Holding: The Court held that fee-shifting statutes like the Clean Water Act and the Solid Waste Disposal Act do not permit courts to enhance the lodestar fee to compensate attorneys for contingency risk, and it reversed the 25% enhancement.

Real World Impact:
  • Bars courts from raising lodestar fees to cover attorneys’ contingency risk under these statutes.
  • May make it harder for plaintiffs without monetary damages to hire experienced contingent counsel.
  • Pushes courts to rely on hours-and-rate lodestar calculations instead of multipliers.
Topics: attorney fees, environmental lawsuits, contingent-fee arrangements, fee-shifting laws

Summary

Background

A Vermont landowner sued his city over a nearby landfill under two federal environmental laws and won. The District Court found violations, ordered the landfill closed, and computed a lodestar attorney fee of $198,027.50. Because the landowner’s lawyers had been retained on a contingency basis, the court added a 25% enhancement ($49,506.87). The Court of Appeals agreed, and the Supreme Court took only the question of whether contingency enhancements are permitted.

Reasoning

The core question was whether fee-shifting provisions in the Solid Waste Disposal Act and the Clean Water Act allow a court to raise the lodestar fee to compensate attorneys for the risk of getting nothing when they are paid only if they win. The majority held no.
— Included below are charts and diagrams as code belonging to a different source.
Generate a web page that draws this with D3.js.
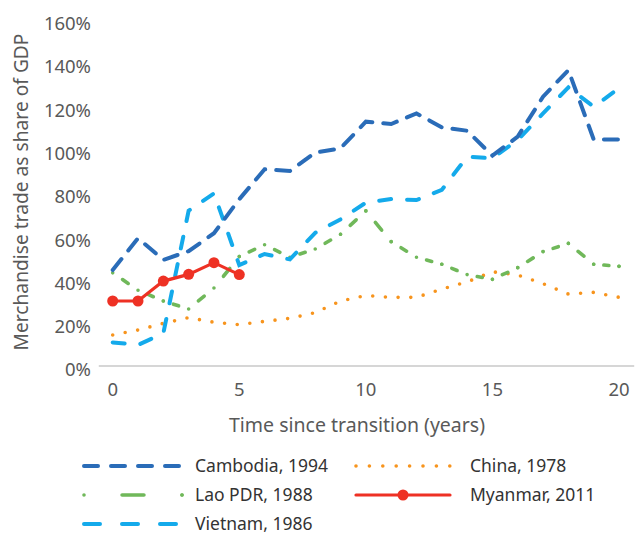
<!DOCTYPE html>
<html>
<head>
<meta charset="utf-8">
<script src="https://cdn.jsdelivr.net/npm/d3@7"></script>
<style>
  body { margin: 0; background: #fff; }
  text { font-family: "Noto Sans", sans-serif; }
</style>
</head>
<body>
<div id="chart"></div>
<script>
// data (share of GDP, %)
var years = [0, 1, 2, 3, 4, 5, 6, 7, 8, 9, 10, 11, 12, 13, 14, 15, 16, 17, 18, 19, 20];
var cambodia = [44.3, 59, 49, 53, 61.3, 77, 90.8, 90, 98.5, 100.5, 112.8, 111.7, 116.6, 110.2, 108.6, 97.1, 105.9, 124.3, 136.6, 104.6, 104.6];
var lao = [43, 35, 30, 26.3, 36, 50.5, 56, 50.2, 54, 60.8, 71.6, 57.4, 50.2, 47, 42.2, 40, 45.4, 52.8, 56.6, 47, 46];
var vietnam = [10.9, 9.7, 15.1, 71.7, 79.7, 46.6, 51.7, 49.2, 61.5, 67.7, 75.4, 77.1, 76.6, 81.3, 96.6, 95.9, 104.3, 116.6, 128.6, 119.7, 128.2];
var china = [14.3, 16.6, 19.7, 22.3, 20.2, 19.1, 20.6, 22, 24.6, 30, 32.5, 31.7, 31.7, 35.5, 38.8, 43.5, 42, 38, 33.2, 34, 31.7];
var myanmar = [30, 30, 39.2, 42.3, 47.7, 42.2];
var xTicks = [0, 5, 10, 15, 20];
var yTicks = [0, 20, 40, 60, 80, 100, 120, 140, 160];

var width = 636, height = 534;

var svg = d3.select("#chart").append("svg")
    .attr("width", width)
    .attr("height", height);

// scales
var x = d3.scaleLinear().domain([0, 20]).range([112.7, 619]);
var y = d3.scaleLinear().domain([0, 160]).range([366, 19.4]);

// baseline
svg.append("line")
    .attr("x1", x(-0.55)).attr("x2", x(20.6))
    .attr("y1", y(0)).attr("y2", y(0))
    .attr("stroke", "#c8c8c8")
    .attr("stroke-width", 1.5);

// y tick labels
svg.append("g").selectAll("text")
    .data(yTicks)
    .enter().append("text")
    .attr("x", 91)
    .attr("y", function(d) { return y(d) + 4; })
    .attr("dy", "0.35em")
    .attr("text-anchor", "end")
    .attr("fill", "#595959")
    .style("font-size", "18.5px")
    .text(function(d) { return d + "%"; });

// x tick labels
svg.append("g").selectAll("text")
    .data(xTicks)
    .enter().append("text")
    .attr("x", function(d) { return x(d); })
    .attr("y", 390)
    .attr("dy", "0.35em")
    .attr("text-anchor", "middle")
    .attr("fill", "#595959")
    .style("font-size", "18.5px")
    .text(function(d) { return d; });

// axis titles
svg.append("text")
    .attr("x", 357)
    .attr("y", 425)
    .attr("dy", "0.35em")
    .attr("text-anchor", "middle")
    .attr("fill", "#595959")
    .style("font-size", "19.5px")
    .text("Time since transition (years)");

svg.append("text")
    .attr("transform", "translate(21,192) rotate(-90)")
    .attr("dy", "0.35em")
    .attr("text-anchor", "middle")
    .attr("fill", "#595959")
    .style("font-size", "19.2px")
    .text("Merchandise trade as share of GDP");

var line = d3.line()
    .x(function(d) { return x(d[0]); })
    .y(function(d) { return y(d[1]); });

function pairs(vals) {
    return vals.map(function(v, i) { return [years[i], v]; });
}

// china dotted
svg.append("path")
    .datum(pairs(china))
    .attr("d", line)
    .attr("fill", "none")
    .attr("stroke", "#f7941d")
    .attr("stroke-width", 3.6)
    .attr("stroke-linecap", "round")
    .attr("stroke-dasharray", "0 12.7");

// lao: dot at each year, dash in the middle of each segment
function dotDash(x1, y1, x2, y2, sw, frac) {
    var L = Math.sqrt((x2 - x1) * (x2 - x1) + (y2 - y1) * (y2 - y1));
    var dash = Math.max(L * frac - sw, 0.1);
    var gap = (L - dash) / 2;
    return "0 " + gap + " " + dash + " " + gap;
}
var laoPts = pairs(lao);
svg.append("g").selectAll("line")
    .data(laoPts.slice(0, -1))
    .enter().append("line")
    .attr("x1", function(d) { return x(d[0]); })
    .attr("y1", function(d) { return y(d[1]); })
    .attr("x2", function(d, i) { return x(laoPts[i + 1][0]); })
    .attr("y2", function(d, i) { return y(laoPts[i + 1][1]); })
    .attr("stroke", "#70b85a")
    .attr("stroke-width", 3.6)
    .attr("stroke-linecap", "round")
    .attr("stroke-dasharray", function(d, i) {
        var p = laoPts[i + 1];
        return dotDash(x(d[0]), y(d[1]), x(p[0]), y(p[1]), 3.6, 0.34);
    });
// last dot
svg.append("circle")
    .attr("cx", x(20)).attr("cy", y(lao[20]))
    .attr("r", 1.8).attr("fill", "#70b85a");

// vietnam dashed
svg.append("path")
    .datum(pairs(vietnam))
    .attr("d", line)
    .attr("fill", "none")
    .attr("stroke", "#14aaeb")
    .attr("stroke-width", 4)
    .attr("stroke-linecap", "round")
    .attr("stroke-dasharray", "12 16");

// cambodia dashed
svg.append("path")
    .datum(pairs(cambodia))
    .attr("d", line)
    .attr("fill", "none")
    .attr("stroke", "#2a6cb8")
    .attr("stroke-width", 4)
    .attr("stroke-linecap", "round")
    .attr("stroke-dasharray", "14 11");

// myanmar
svg.append("path")
    .datum(pairs(myanmar))
    .attr("d", line)
    .attr("fill", "none")
    .attr("stroke", "#ee3124")
    .attr("stroke-width", 3.2);
svg.append("g").selectAll("circle")
    .data(pairs(myanmar))
    .enter().append("circle")
    .attr("cx", function(d) { return x(d[0]); })
    .attr("cy", function(d) { return y(d[1]); })
    .attr("r", 5.5)
    .attr("fill", "#ee3124");

// legend
var legend = svg.append("g");
var lx1 = 84, lx2 = 184, rx1 = 356, rx2 = 450;
function legText(xp, yp, t) {
    legend.append("text")
        .attr("x", xp).attr("y", yp)
        .attr("dy", "0.35em")
        .attr("fill", "#333")
        .style("font-size", "17.5px")
        .text(t);
}
// cambodia
legend.append("line").attr("x1", lx1).attr("x2", lx2).attr("y1", 466).attr("y2", 466)
    .attr("stroke", "#2a6cb8").attr("stroke-width", 4).attr("stroke-linecap", "round")
    .attr("stroke-dasharray", "14 13");
legText(195, 466, "Cambodia, 1994");
// lao
legend.append("line").attr("x1", lx1).attr("x2", lx2).attr("y1", 495).attr("y2", 495)
    .attr("stroke", "#70b85a").attr("stroke-width", 3.6).attr("stroke-linecap", "round")
    .attr("stroke-dasharray", dotDash(lx1, 0, lx2 - 2, 0, 3.6, 0.26));
legend.append("circle").attr("cx", lx2 - 2).attr("cy", 495).attr("r", 1.8).attr("fill", "#70b85a");
legText(195, 495, "Lao PDR, 1988");
// vietnam
legend.append("line").attr("x1", lx1).attr("x2", lx2).attr("y1", 524).attr("y2", 524)
    .attr("stroke", "#14aaeb").attr("stroke-width", 4).attr("stroke-linecap", "round")
    .attr("stroke-dasharray", "16 22");
legText(195, 524, "Vietnam, 1986");
// china
legend.append("line").attr("x1", rx1).attr("x2", rx2).attr("y1", 466).attr("y2", 466)
    .attr("stroke", "#f7941d").attr("stroke-width", 3.6).attr("stroke-linecap", "round")
    .attr("stroke-dasharray", "0 13.4");
legText(470, 466, "China, 1978");
// myanmar
legend.append("line").attr("x1", rx1).attr("x2", rx2).attr("y1", 495).attr("y2", 495)
    .attr("stroke", "#ee3124").attr("stroke-width", 3.2).attr("stroke-linecap", "round");
legend.append("circle").attr("cx", (rx1 + rx2) / 2).attr("cy", 495).attr("r", 5.5).attr("fill", "#ee3124");
legText(470, 495, "Myanmar, 2011");
</script>
</body>
</html>
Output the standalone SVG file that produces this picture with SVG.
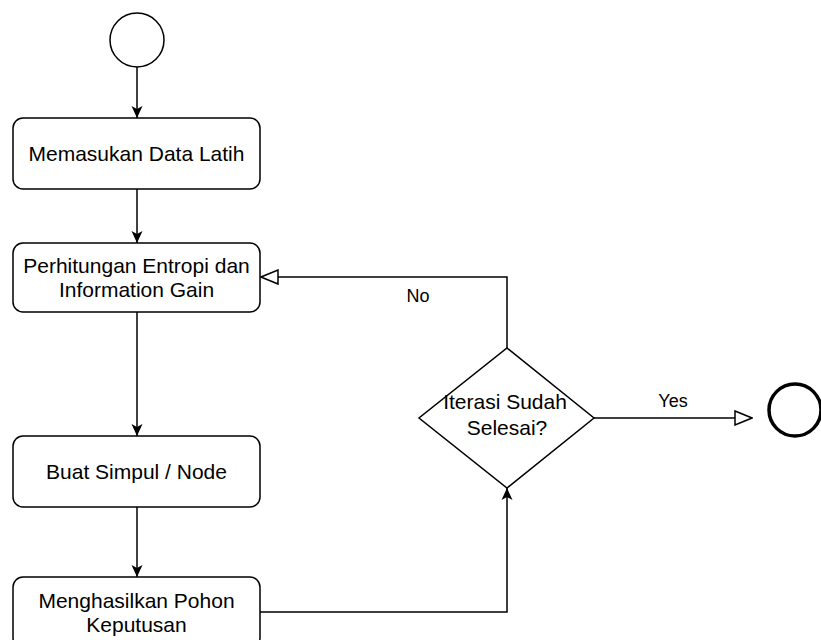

It relied on the lodestar’s strong presumption of reasonableness, warned that enhancements would often double-count factors already captured by hours and rates, rejected a market-based multiplier as unworkable and circular for many equitable cases, and emphasized administrability and avoiding extra litigation. The Court therefore reversed the 25% enhancement.

Real world impact

The ruling limits courts from adding multipliers to the lodestar under the statutes at issue and similar fee-shifting laws that use the same language. That will generally keep fee awards focused on reasonable hours and rates rather than contingency premiums. Dissenting Justices warned this may make it harder for some plaintiffs, especially those seeking nonmonetary relief or with small recoveries, to attract experienced contingent-fee counsel and could weaken enforcement of those laws.

Dissents or concurrances

Justice Blackmun (joined by Justice Stevens) argued enhancement is needed for fully compensatory market-based fees; Justice O’Connor would allow market-based classwide enhancements and would remand for a market assessment.